▶

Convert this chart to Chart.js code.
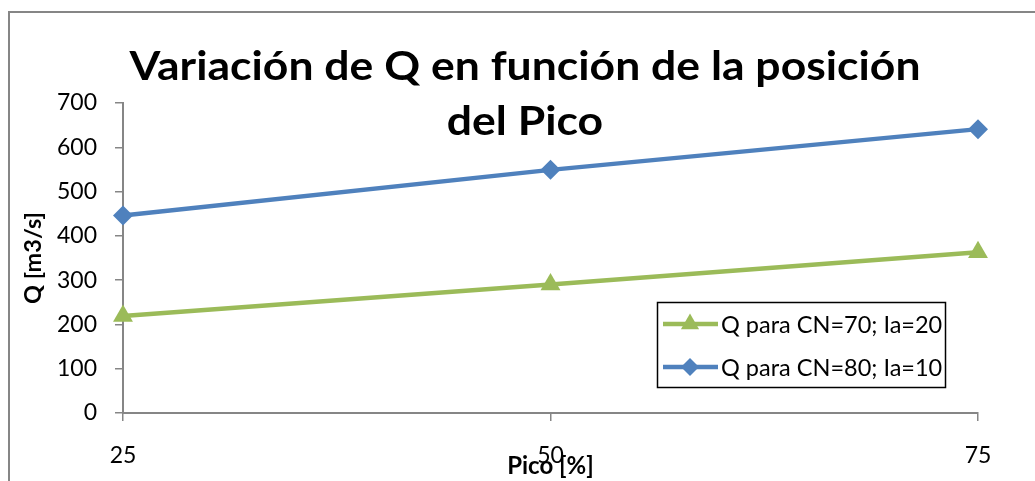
<!DOCTYPE html>
<html>
<head>
<meta charset="utf-8">
<script src="https://cdn.jsdelivr.net/npm/chart.js@4.4.1/dist/chart.umd.min.js"></script>
<style>
  html, body { margin: 0; padding: 0; background: #fff; overflow: hidden; }
  canvas { display: block; }
</style>
</head>
<body>
<canvas id="chart" width="1035" height="481"></canvas>
<script>
// Peak position (% of storm duration) on the x axis
const picoPercent = [25, 50, 75];
// Peak discharge Q [m3/s] for each curve-number / initial-abstraction case
const qCN70Ia20 = [219, 290, 363];
const qCN80Ia10 = [446, 549, 641];
const seriesNames = ['Q para CN=70; Ia=20', 'Q para CN=80; Ia=10'];
const yTickValues = [0, 100, 200, 300, 400, 500, 600, 700];
const titleLines = ['Variación de Q en función de la posición', 'del Pico'];
const xAxisTitle = 'Pico [%]';
const yAxisTitle = 'Q [m3/s]';

const FONT = 'Lato, "Open Sans", "Liberation Sans", sans-serif';
const GREEN = '#9BBB59';
const BLUE = '#4F81BD';
const AXIS = '#868686';

function marker(ctx, style, x, y, r, color) {
  ctx.save();
  ctx.fillStyle = color;
  ctx.beginPath();
  if (style === 'triangle') {
    let a = 0;
    ctx.moveTo(x + Math.sin(a) * r, y - Math.cos(a) * r);
    a += 2 * Math.PI / 3;
    ctx.lineTo(x + Math.sin(a) * r, y - Math.cos(a) * r);
    a += 2 * Math.PI / 3;
    ctx.lineTo(x + Math.sin(a) * r, y - Math.cos(a) * r);
  } else {
    ctx.moveTo(x - r, y);
    ctx.lineTo(x, y - r);
    ctx.lineTo(x + r, y);
    ctx.lineTo(x, y + r);
  }
  ctx.closePath();
  ctx.fill();
  ctx.restore();
}

const decorations = {
  id: 'decorations',
  beforeDraw(chart) {
    const ctx = chart.ctx;
    ctx.save();
    ctx.fillStyle = '#fff';
    ctx.fillRect(0, 0, chart.width, chart.height);
    ctx.strokeStyle = AXIS;
    ctx.lineWidth = 2;
    ctx.strokeRect(9, 12, chart.width + 40, chart.height + 40);
    ctx.restore();
  },
  afterDraw(chart) {
    const ctx = chart.ctx;
    // Title, two centred lines over the plot
    ctx.save();
    ctx.fillStyle = '#000';
    ctx.textAlign = 'center';
    ctx.textBaseline = 'alphabetic';
    ctx.font = 'bold 40px ' + FONT;
    const w1 = ctx.measureText(titleLines[0]).width;
    const sx = 791 / w1;
    const cx = 525;
    const baselines = [80, 135];
    titleLines.forEach((line, i) => {
      ctx.save();
      ctx.translate(cx, baselines[i]);
      ctx.scale(sx, 1);
      ctx.fillText(line, 0, 0);
      ctx.restore();
    });
    ctx.restore();

    // Legend box inside the plot area
    ctx.save();
    ctx.strokeStyle = '#000';
    ctx.lineWidth = 1.5;
    ctx.strokeRect(657.5, 302.5, 288, 85);
    ctx.font = '23.5px ' + FONT;
    ctx.textBaseline = 'middle';
    ctx.textAlign = 'left';
    [0, 1].forEach((di, i) => {
      const ds = chart.data.datasets[di];
      const y = 324 + i * 43;
      ctx.strokeStyle = ds.borderColor;
      ctx.lineWidth = ds.borderWidth;
      ctx.beginPath();
      ctx.moveTo(663, y);
      ctx.lineTo(718, y);
      ctx.stroke();
      marker(ctx, ds.pointStyle, 690, y, ds.pointStyle === 'triangle' ? 10.5 : 9, ds.borderColor);
      ctx.fillStyle = '#000';
      ctx.fillText(ds.label, 721, y + 1);
    });
    ctx.restore();
  }
};

new Chart(document.getElementById('chart'), {
  type: 'line',
  data: {
    labels: picoPercent,
    datasets: [
      {
        label: seriesNames[0],
        data: qCN70Ia20,
        borderColor: GREEN,
        backgroundColor: GREEN,
        borderWidth: 4.5,
        pointStyle: 'triangle',
        pointRadius: 11.5,
        pointBorderWidth: 0,
        pointBackgroundColor: GREEN,
        tension: 0,
        clip: false
      },
      {
        label: seriesNames[1],
        data: qCN80Ia10,
        borderColor: BLUE,
        backgroundColor: BLUE,
        borderWidth: 4.5,
        pointStyle: 'rectRot',
        pointRadius: 10,
        pointBorderWidth: 0,
        pointBackgroundColor: BLUE,
        tension: 0,
        clip: false
      }
    ]
  },
  options: {
    responsive: false,
    animation: false,
    devicePixelRatio: 1,
    layout: { padding: { left: 0, top: 103, right: 57, bottom: 0 } },
    plugins: {
      legend: { display: false },
      title: { display: false },
      tooltip: { enabled: false }
    },
    scales: {
      x: {
        type: 'category',
        offset: false,
        grid: { drawOnChartArea: false, tickLength: 8, color: AXIS, lineWidth: 1.5 },
        border: { display: true, color: AXIS, width: 2 },
        ticks: { color: '#000', font: { family: FONT, size: 23 }, padding: 21, maxRotation: 0 },
        title: {
          display: true, text: xAxisTitle, color: '#000',
          font: { family: FONT, size: 24, weight: 'bold' },
          padding: { top: 0, bottom: 0 }
        },
        afterFit(scale) { scale.height = 68; }
      },
      y: {
        min: 0,
        max: 700,
        afterBuildTicks(scale) { scale.ticks = yTickValues.map(v => ({ value: v })); },
        grid: { drawOnChartArea: false, tickLength: 8, color: AXIS, lineWidth: 1.5 },
        border: { display: true, color: AXIS, width: 2 },
        ticks: { color: '#000', font: { family: FONT, size: 23 }, padding: 18 },
        title: {
          display: true, text: yAxisTitle, color: '#000',
          font: { family: FONT, size: 23.5, weight: 'bold' },
          padding: { top: 19, bottom: 0 }
        },
        afterFit(scale) { scale.width = 123; }
      }
    }
  },
  plugins: [decorations]
});
</script>
</body>
</html>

◀

▶ [TASK STATEMENT] Repeat the listing above exactly, with no pictures.

▶ [ANSWER TO THIS PROBLEM]
Convert this chart to Chart.js code.
<!DOCTYPE html>
<html>
<head>
<meta charset="utf-8">
<script src="https://cdn.jsdelivr.net/npm/chart.js@4.4.1/dist/chart.umd.min.js"></script>
<style>
  html, body { margin: 0; padding: 0; background: #fff; overflow: hidden; }
  canvas { display: block; }
</style>
</head>
<body>
<canvas id="chart" width="1035" height="481"></canvas>
<script>
// Peak position (% of storm duration) on the x axis
const picoPercent = [25, 50, 75];
// Peak discharge Q [m3/s] for each curve-number / initial-abstraction case
const qCN70Ia20 = [219, 290, 363];
const qCN80Ia10 = [446, 549, 641];
const seriesNames = ['Q para CN=70; Ia=20', 'Q para CN=80; Ia=10'];
const yTickValues = [0, 100, 200, 300, 400, 500, 600, 700];
const titleLines = ['Variación de Q en función de la posición', 'del Pico'];
const xAxisTitle = 'Pico [%]';
const yAxisTitle = 'Q [m3/s]';

const FONT = 'Lato, "Open Sans", "Liberation Sans", sans-serif';
const GREEN = '#9BBB59';
const BLUE = '#4F81BD';
const AXIS = '#868686';

function marker(ctx, style, x, y, r, color) {
  ctx.save();
  ctx.fillStyle = color;
  ctx.beginPath();
  if (style === 'triangle') {
    let a = 0;
    ctx.moveTo(x + Math.sin(a) * r, y - Math.cos(a) * r);
    a += 2 * Math.PI / 3;
    ctx.lineTo(x + Math.sin(a) * r, y - Math.cos(a) * r);
    a += 2 * Math.PI / 3;
    ctx.lineTo(x + Math.sin(a) * r, y - Math.cos(a) * r);
  } else {
    ctx.moveTo(x - r, y);
    ctx.lineTo(x, y - r);
    ctx.lineTo(x + r, y);
    ctx.lineTo(x, y + r);
  }
  ctx.closePath();
  ctx.fill();
  ctx.restore();
}

const decorations = {
  id: 'decorations',
  beforeDraw(chart) {
    const ctx = chart.ctx;
    ctx.save();
    ctx.fillStyle = '#fff';
    ctx.fillRect(0, 0, chart.width, chart.height);
    ctx.strokeStyle = AXIS;
    ctx.lineWidth = 2;
    ctx.strokeRect(9, 12, chart.width + 40, chart.height + 40);
    ctx.restore();
  },
  afterDraw(chart) {
    const ctx = chart.ctx;
    // Title, two centred lines over the plot
    ctx.save();
    ctx.fillStyle = '#000';
    ctx.textAlign = 'center';
    ctx.textBaseline = 'alphabetic';
    ctx.font = 'bold 40px ' + FONT;
    const w1 = ctx.measureText(titleLines[0]).width;
    const sx = 791 / w1;
    const cx = 525;
    const baselines = [80, 135];
    titleLines.forEach((line, i) => {
      ctx.save();
      ctx.translate(cx, baselines[i]);
      ctx.scale(sx, 1);
      ctx.fillText(line, 0, 0);
      ctx.restore();
    });
    ctx.restore();

    // Legend box inside the plot area
    ctx.save();
    ctx.strokeStyle = '#000';
    ctx.lineWidth = 1.5;
    ctx.strokeRect(657.5, 302.5, 288, 85);
    ctx.font = '23.5px ' + FONT;
    ctx.textBaseline = 'middle';
    ctx.textAlign = 'left';
    [0, 1].forEach((di, i) => {
      const ds = chart.data.datasets[di];
      const y = 324 + i * 43;
      ctx.strokeStyle = ds.borderColor;
      ctx.lineWidth = ds.borderWidth;
      ctx.beginPath();
      ctx.moveTo(663, y);
      ctx.lineTo(718, y);
      ctx.stroke();
      marker(ctx, ds.pointStyle, 690, y, ds.pointStyle === 'triangle' ? 10.5 : 9, ds.borderColor);
      ctx.fillStyle = '#000';
      ctx.fillText(ds.label, 721, y + 1);
    });
    ctx.restore();
  }
};

new Chart(document.getElementById('chart'), {
  type: 'line',
  data: {
    labels: picoPercent,
    datasets: [
      {
        label: seriesNames[0],
        data: qCN70Ia20,
        borderColor: GREEN,
        backgroundColor: GREEN,
        borderWidth: 4.5,
        pointStyle: 'triangle',
        pointRadius: 11.5,
        pointBorderWidth: 0,
        pointBackgroundColor: GREEN,
        tension: 0,
        clip: false
      },
      {
        label: seriesNames[1],
        data: qCN80Ia10,
        borderColor: BLUE,
        backgroundColor: BLUE,
        borderWidth: 4.5,
        pointStyle: 'rectRot',
        pointRadius: 10,
        pointBorderWidth: 0,
        pointBackgroundColor: BLUE,
        tension: 0,
        clip: false
      }
    ]
  },
  options: {
    responsive: false,
    animation: false,
    devicePixelRatio: 1,
    layout: { padding: { left: 0, top: 103, right: 57, bottom: 0 } },
    plugins: {
      legend: { display: false },
      title: { display: false },
      tooltip: { enabled: false }
    },
    scales: {
      x: {
        type: 'category',
        offset: false,
        grid: { drawOnChartArea: false, tickLength: 8, color: AXIS, lineWidth: 1.5 },
        border: { display: true, color: AXIS, width: 2 },
        ticks: { color: '#000', font: { family: FONT, size: 23 }, padding: 21, maxRotation: 0 },
        title: {
          display: true, text: xAxisTitle, color: '#000',
          font: { family: FONT, size: 24, weight: 'bold' },
          padding: { top: 0, bottom: 0 }
        },
        afterFit(scale) { scale.height = 68; }
      },
      y: {
        min: 0,
        max: 700,
        afterBuildTicks(scale) { scale.ticks = yTickValues.map(v => ({ value: v })); },
        grid: { drawOnChartArea: false, tickLength: 8, color: AXIS, lineWidth: 1.5 },
        border: { display: true, color: AXIS, width: 2 },
        ticks: { color: '#000', font: { family: FONT, size: 23 }, padding: 18 },
        title: {
          display: true, text: yAxisTitle, color: '#000',
          font: { family: FONT, size: 23.5, weight: 'bold' },
          padding: { top: 19, bottom: 0 }
        },
        afterFit(scale) { scale.width = 123; }
      }
    }
  },
  plugins: [decorations]
});
</script>
</body>
</html>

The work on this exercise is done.